April 2026
Forced-Choice Personality Tests Explained
The forced-choice format has become the standard in recruitment personality testing. Its unfamiliar mechanics catch unprepared candidates off guard, reducing the quality of their results.
What is the forced-choice format
In a forced-choice test, you are presented with two, three, or four statements and must indicate which one describes you best and which describes you least. Unlike a Likert scale where you can rate each statement independently, forced choice compels you to make trade-offs. You cannot maximize everything or minimize everything.
This format is used by all major psychometric publishers: SHL with the OPQ32, Aon with the ADEPT-15, Saville with the Wave, and Hogan in several of its assessments. If you are taking a personality test as part of a corporate recruitment process, there is a strong probability it will be forced choice.
The format was designed specifically to reduce social desirability bias. When all statements appear equally positive, candidates cannot simply pick the socially correct answer. They must reveal their genuine behavioral preferences, which is precisely what gives the test its predictive power.
Ipsative scoring: why it changes everything
Forced-choice tests use ipsative scoring, as opposed to the normative scoring of Likert scales. In normative scoring, your scores on each dimension are independent: you can be high everywhere or low everywhere. In ipsative scoring, raising one score mechanically lowers another. The test measures your traits not in absolute terms but in relative terms.
Concretely, if you consistently choose assertiveness-related statements as most descriptive, your cooperation and empathy scores will drop automatically. This is not a flaw in the test but a deliberate design choice. The assessment captures which traits dominate your behavioral profile, revealing the priorities that drive your workplace behavior.

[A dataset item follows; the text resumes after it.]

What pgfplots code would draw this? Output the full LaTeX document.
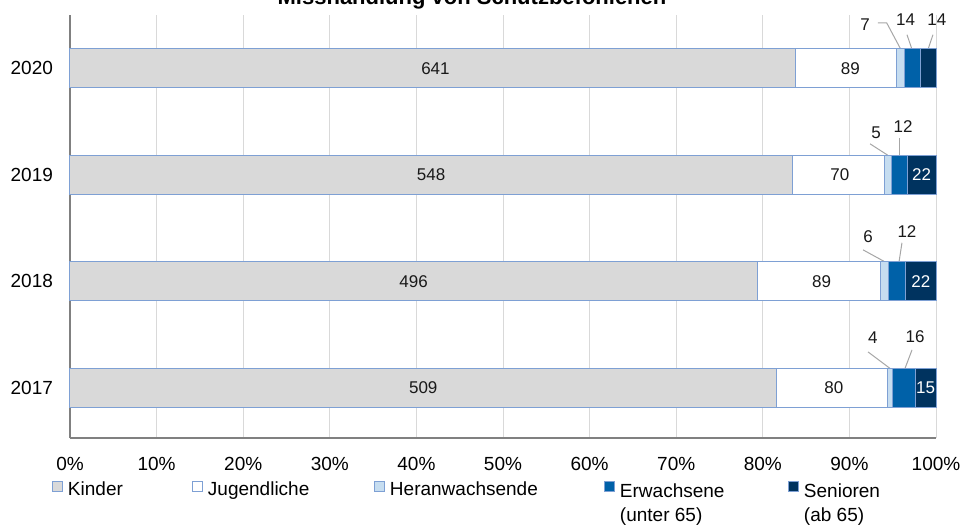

This scoring logic has a critical implication for preparation: attempting to inflate one dimension always comes at the expense of another. Candidates who try to manipulate their results create visible imbalances in their profile that recruiters interpret as a lack of authenticity. The most effective strategy is honest self-presentation, informed by knowledge of the role.
Why this format is difficult
The primary difficulty is cognitive. Comparing two statements that both feel true, or both feel false, requires a mental effort that candidates do not anticipate. This comparison process slows responses and generates anxiety, especially when candidates feel that every choice penalizes them on one dimension or another. The cognitive load increases steadily as the test progresses.
The secondary difficulty is strategic. In a forced-choice test, you cannot apply the classic approach of scoring slightly above average on everything. The format forces you to create a profile with peaks and valleys. Candidates who refuse to commit and systematically seek the neutral option produce a flat, uninformative profile that is rarely favorable in competitive hiring.
Effective answering strategies
The first strategy is to know the target role. If you know the position requires rigor and discipline, you can legitimately prioritize those dimensions when they appear in a comparison. This is not manipulation but informed self-awareness. Read the job description carefully and identify which behavioral traits are implicitly required.
The second strategy is to respond quickly. Forced-choice tests are designed to be completed within a time window. Candidates who deliberate too long on each item end up answering inconsistently in the final section when fatigue sets in. An instinctive, honest response produces a more coherent profile than a carefully calculated one. Aim for 15 to 20 seconds per item.
The third strategy is to practice. The forced-choice format is a skill that can be developed. Candidates who have completed two or three practice tests respond faster, with less anxiety, and with better internal consistency. The familiarity effect is well documented: it represents a 10 to 15 percent improvement in the test's reliability indicators.
Critical mistakes to avoid
The most common mistake is trying to reverse-engineer which dimension each statement measures. Modern test items are designed to be opaque: a single statement can contribute to multiple dimensions simultaneously. Attempting to decode the test leads to inconsistent responses and a degraded reliability score that the recruiter will notice immediately.
The second mistake is ignoring the least-like-me selections. Many candidates focus on their positive choice and check the negative option at random. Both selections carry equal analytical weight. Random selection of negative items introduces noise into your profile and reduces the clarity of your results, weakening the overall impression.
The third mistake is changing strategy mid-test. If you begin by answering honestly and then decide halfway through to force a particular profile, the contrast between your two halves will be detected by the consistency algorithms. This pattern is one of the strongest indicators of attempted impression management, and it is flagged clearly in the recruiter's report.